(Charts and diagrams as code)
○ ○ ○ ○ ○
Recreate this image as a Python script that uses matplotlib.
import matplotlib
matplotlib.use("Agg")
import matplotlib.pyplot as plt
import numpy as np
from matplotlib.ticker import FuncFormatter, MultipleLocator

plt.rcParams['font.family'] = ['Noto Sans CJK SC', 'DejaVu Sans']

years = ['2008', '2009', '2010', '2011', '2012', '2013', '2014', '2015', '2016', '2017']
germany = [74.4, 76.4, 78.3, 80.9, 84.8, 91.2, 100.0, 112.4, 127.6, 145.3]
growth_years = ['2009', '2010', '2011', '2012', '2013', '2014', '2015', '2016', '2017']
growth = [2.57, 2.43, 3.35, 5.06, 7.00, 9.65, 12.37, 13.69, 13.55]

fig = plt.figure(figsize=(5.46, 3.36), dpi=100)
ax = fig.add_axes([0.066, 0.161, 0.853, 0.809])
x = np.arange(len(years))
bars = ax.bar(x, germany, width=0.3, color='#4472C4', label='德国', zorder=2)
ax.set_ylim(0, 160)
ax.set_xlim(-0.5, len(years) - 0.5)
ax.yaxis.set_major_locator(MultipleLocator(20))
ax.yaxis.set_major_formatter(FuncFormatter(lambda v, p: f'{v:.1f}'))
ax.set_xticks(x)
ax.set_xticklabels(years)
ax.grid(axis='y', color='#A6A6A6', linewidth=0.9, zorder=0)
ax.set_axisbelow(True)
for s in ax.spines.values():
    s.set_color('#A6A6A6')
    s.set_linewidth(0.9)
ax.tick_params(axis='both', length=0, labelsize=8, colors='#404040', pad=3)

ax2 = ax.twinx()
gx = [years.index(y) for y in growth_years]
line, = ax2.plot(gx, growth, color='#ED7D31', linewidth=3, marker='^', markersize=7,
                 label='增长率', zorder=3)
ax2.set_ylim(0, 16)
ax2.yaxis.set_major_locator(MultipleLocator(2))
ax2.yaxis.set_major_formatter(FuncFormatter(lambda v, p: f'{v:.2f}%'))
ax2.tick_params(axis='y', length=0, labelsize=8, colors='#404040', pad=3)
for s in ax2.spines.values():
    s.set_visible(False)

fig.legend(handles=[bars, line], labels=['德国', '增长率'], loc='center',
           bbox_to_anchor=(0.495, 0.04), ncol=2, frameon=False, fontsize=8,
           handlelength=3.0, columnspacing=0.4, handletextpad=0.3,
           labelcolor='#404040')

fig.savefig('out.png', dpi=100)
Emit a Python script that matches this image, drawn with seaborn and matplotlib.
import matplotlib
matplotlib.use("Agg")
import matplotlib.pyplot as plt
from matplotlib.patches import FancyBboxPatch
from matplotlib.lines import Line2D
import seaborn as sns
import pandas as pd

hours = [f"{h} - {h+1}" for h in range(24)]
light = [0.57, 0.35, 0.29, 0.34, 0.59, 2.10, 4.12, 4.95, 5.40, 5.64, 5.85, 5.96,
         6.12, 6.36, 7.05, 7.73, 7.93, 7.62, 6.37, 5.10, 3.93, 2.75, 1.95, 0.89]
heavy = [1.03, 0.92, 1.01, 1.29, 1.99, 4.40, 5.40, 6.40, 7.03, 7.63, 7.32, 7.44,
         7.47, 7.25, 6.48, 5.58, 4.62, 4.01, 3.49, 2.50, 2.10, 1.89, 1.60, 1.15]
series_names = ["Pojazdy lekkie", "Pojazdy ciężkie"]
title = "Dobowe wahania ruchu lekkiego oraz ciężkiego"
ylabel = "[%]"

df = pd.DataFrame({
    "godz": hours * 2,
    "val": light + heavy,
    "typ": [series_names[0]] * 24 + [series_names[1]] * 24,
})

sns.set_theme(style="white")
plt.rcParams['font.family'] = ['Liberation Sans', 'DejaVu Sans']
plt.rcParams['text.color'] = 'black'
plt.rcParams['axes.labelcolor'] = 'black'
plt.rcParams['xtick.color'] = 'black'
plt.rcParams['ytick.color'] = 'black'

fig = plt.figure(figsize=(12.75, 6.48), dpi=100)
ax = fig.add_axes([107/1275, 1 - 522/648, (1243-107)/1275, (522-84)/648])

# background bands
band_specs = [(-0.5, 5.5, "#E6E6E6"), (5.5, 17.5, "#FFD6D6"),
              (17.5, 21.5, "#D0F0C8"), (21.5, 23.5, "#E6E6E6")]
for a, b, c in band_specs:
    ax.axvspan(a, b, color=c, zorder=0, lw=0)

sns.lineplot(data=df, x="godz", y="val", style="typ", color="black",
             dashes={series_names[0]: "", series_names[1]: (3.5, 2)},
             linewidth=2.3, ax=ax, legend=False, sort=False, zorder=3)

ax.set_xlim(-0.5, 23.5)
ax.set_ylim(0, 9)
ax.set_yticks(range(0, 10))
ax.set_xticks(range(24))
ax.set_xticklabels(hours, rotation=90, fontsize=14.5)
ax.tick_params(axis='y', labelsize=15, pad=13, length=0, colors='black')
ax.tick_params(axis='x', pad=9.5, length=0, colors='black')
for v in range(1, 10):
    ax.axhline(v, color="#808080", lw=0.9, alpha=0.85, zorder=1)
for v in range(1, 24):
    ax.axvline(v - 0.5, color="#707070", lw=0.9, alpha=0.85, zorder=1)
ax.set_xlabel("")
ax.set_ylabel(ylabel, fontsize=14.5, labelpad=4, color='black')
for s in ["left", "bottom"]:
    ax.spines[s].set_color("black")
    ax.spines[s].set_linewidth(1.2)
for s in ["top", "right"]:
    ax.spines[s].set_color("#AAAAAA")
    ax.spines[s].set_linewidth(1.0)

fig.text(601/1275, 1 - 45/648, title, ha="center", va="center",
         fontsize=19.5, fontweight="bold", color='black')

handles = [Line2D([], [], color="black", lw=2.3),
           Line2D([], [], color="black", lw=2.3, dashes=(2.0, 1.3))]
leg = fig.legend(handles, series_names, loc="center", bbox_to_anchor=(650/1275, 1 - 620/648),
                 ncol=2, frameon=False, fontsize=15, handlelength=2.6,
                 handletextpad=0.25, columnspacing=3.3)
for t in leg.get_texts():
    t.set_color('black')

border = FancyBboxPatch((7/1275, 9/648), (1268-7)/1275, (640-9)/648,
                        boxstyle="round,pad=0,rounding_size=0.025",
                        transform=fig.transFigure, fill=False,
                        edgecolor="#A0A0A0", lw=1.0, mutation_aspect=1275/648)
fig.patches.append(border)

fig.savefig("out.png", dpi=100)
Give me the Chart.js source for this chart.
○ ○ ○ ○ ○
## Short problem
Give the number of lines where the string "this" occurs, without any further text.

## Response to the exercise
3